Oh, and what’s the in the background. That ad on the side of the bus passing on Lavender Hill. Yes, a man in a nappy, that will really sum up the joy we feel about the cleanup.
(Incidentally, I recall the ad on the bus was for a TV channel or show, the concept being that you wouldn’t want to miss a second, so you’d wear a nappy. I did try and find out and did a Google for ‘man in nappy advert’. I wouldn’t recommend you try it.)
The council is currently undertaking a thorough inspection of the borough’s roads. You may have noticed the condition of some roads has significantly deteriorated. This is largely down to the severe weather we suffered all the way back in February.
You might think this was a long time ago, but in some cases the effects are only just starting to be noticed.
Essentially, the weather weakened the road surface by weakening the bond between the road’s constituent parts.
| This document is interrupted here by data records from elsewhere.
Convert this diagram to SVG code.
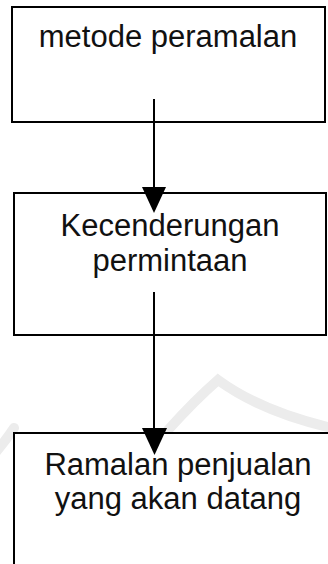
<svg xmlns="http://www.w3.org/2000/svg" width="328" height="564" viewBox="0 0 328 564">
  <style>
    .box { fill: #ffffff; stroke: #000000; stroke-width: 2; }
    .label { font-family: "Liberation Sans", Arial, Helvetica, sans-serif; font-size: 31px; fill: #111111; text-anchor: middle; }
    .wire { stroke: #000000; stroke-width: 2; fill: none; }
    .head { fill: #000000; }
    .mark { fill: none; stroke: #ececec; stroke-width: 10; stroke-linecap: round; }
  </style>

  <rect width="328" height="564" fill="#ffffff"/>

  <!-- faint background emblem -->
  <g id="emblem">
    <path class="mark" d="M168,430 Q195,400 218,380 Q262,412 332,428"/>
    <path class="mark" d="M-4,452 Q6,440 14,428"/>
  </g>

  <g id="node-metode">
    <rect class="box" x="12" y="7" width="313" height="115"/>
    <text class="label" x="168" y="47">metode peramalan</text>
  </g>

  <g id="node-kecenderungan">
    <rect class="box" x="14" y="193" width="312" height="142"/>
    <text class="label" x="170" y="236">Kecenderungan</text>
    <text class="label" x="170" y="271">permintaan</text>
  </g>

  <g id="node-ramalan">
    <rect class="box" x="14" y="433" width="330" height="150"/>
    <text class="label" x="178" y="475">Ramalan penjualan</text>
    <text class="label" x="178" y="509">yang akan datang</text>
  </g>

  <g id="connectors">
    <line class="wire" x1="154" y1="99" x2="154" y2="190"/>
    <polygon class="head" points="142,187 166,187 154,213"/>
    <line class="wire" x1="154" y1="292" x2="154" y2="430"/>
    <polygon class="head" points="142,428 167,428 154.5,455"/>
  </g>
</svg>
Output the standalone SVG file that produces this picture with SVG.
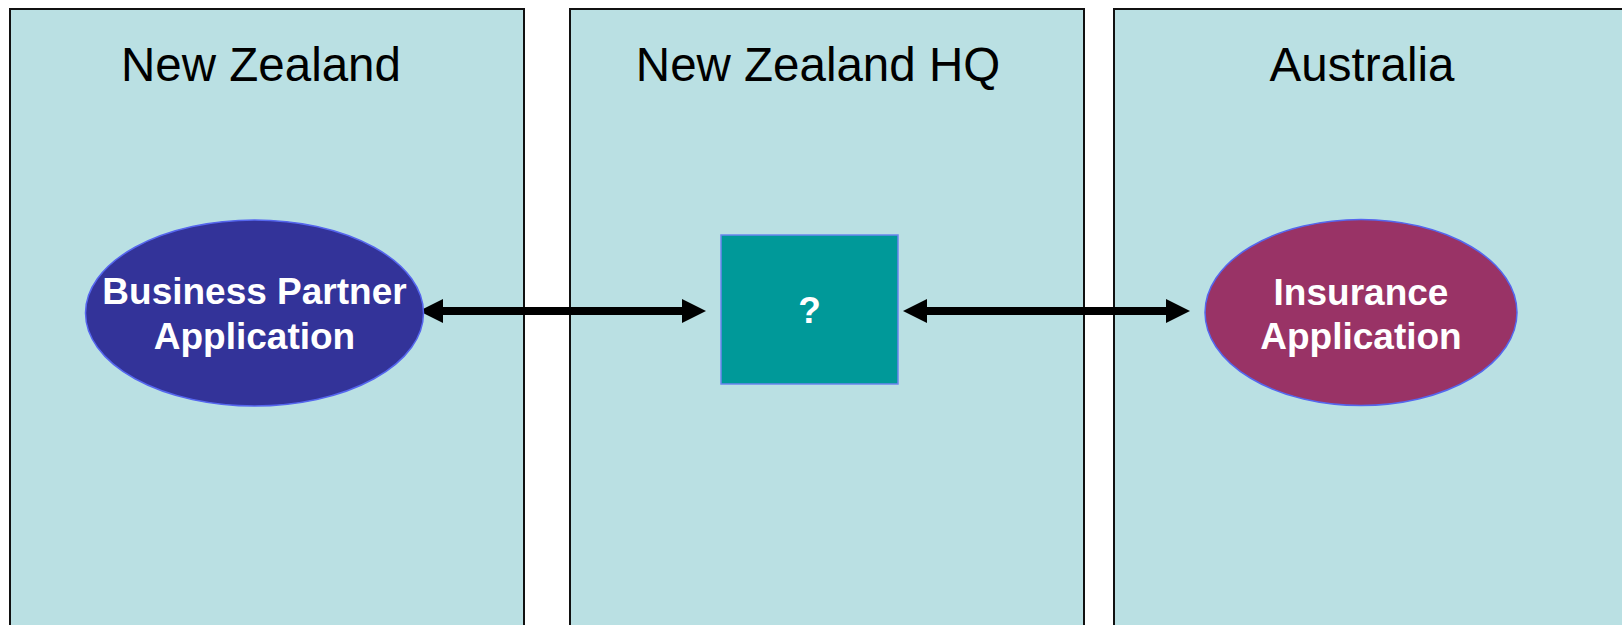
<svg xmlns="http://www.w3.org/2000/svg" width="1622" height="625" viewBox="0 0 1622 625">
<style>
.panel{fill:#BAE0E3;stroke:#111;stroke-width:2}
.title{font-family:"Liberation Sans",Arial,sans-serif;font-size:47.5px;fill:#000;text-anchor:middle}
.lbl{font-family:"Liberation Sans",Arial,sans-serif;font-size:37px;font-weight:bold;fill:#fff;text-anchor:middle}
.conn{stroke:#000;stroke-width:8;fill:none;marker-start:url(#ah);marker-end:url(#ah)}
</style>
<defs>
<marker id="ah" markerUnits="userSpaceOnUse" markerWidth="26" markerHeight="26" viewBox="0 -13 26 26" refX="0" refY="0" orient="auto-start-reverse">
<path d="M0,-12 L24,0 L0,12 z" fill="#000"/>
</marker>
</defs>
<rect width="1622" height="625" fill="#fff"/>
<g id="panel-nz">
<rect class="panel" x="10" y="9" width="514" height="700"/>
<text class="title" x="261" y="80.5">New Zealand</text>
</g>
<g id="panel-hq">
<rect class="panel" x="570" y="9" width="514" height="700"/>
<text class="title" x="818" y="80.5">New Zealand HQ</text>
</g>
<g id="panel-au">
<rect class="panel" x="1114" y="9" width="600" height="700"/>
<text class="title" x="1362" y="80.5">Australia</text>
</g>
<g id="connectors">
<line class="conn" x1="443" y1="311" x2="682" y2="311"/>
<line class="conn" x1="927" y1="311" x2="1166" y2="311"/>
</g>
<g id="node-bp">
<ellipse cx="254.5" cy="313" rx="169" ry="93" fill="#333399" stroke="#5566EE" stroke-width="1.5"/>
<text class="lbl" x="254.5" y="304">Business Partner</text>
<text class="lbl" x="254.5" y="348.5">Application</text>
</g>
<g id="node-q">
<rect x="721" y="235" width="177" height="149" fill="#009999" stroke="#6B85EE" stroke-width="1.5"/>
<text class="lbl" x="809.5" y="323">?</text>
</g>
<g id="node-ins">
<ellipse cx="1361" cy="312.5" rx="156" ry="93" fill="#993366" stroke="#5566EE" stroke-width="1.5"/>
<text class="lbl" x="1361" y="305">Insurance</text>
<text class="lbl" x="1361" y="348.5">Application</text>
</g>
</svg>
The extent of this damage varied from road to road – some roads were more sheltered so suffered less, others, where the surface was already coming towards the end of its natural life-span were damaged more.
The time is took for this damage to become apparent also varies, roads that only have light traffic may still appear to be in fine condition while those that get heavy traffic broke down much more quickly.
The council is systematically inspecting each road over a period of around three months. Where it is possible repairs are patched (and the council can do this fairly quickly). Where the damage is more severe the entire road has to be resurfaced. In Shaftesbury Ward Thirsk Road is currently being totally resurfaced.
If you know of any potholes you can report them to the council. Repairs can normally be carried out fairly promptly. Faults can be reported online at wandsworth.gov.uk/streets. Faults on Transport for London roads (usually identifed by the red lines on the sides) cannot be repaired by the council, but can be reported via the TfL roadworks and street faults page.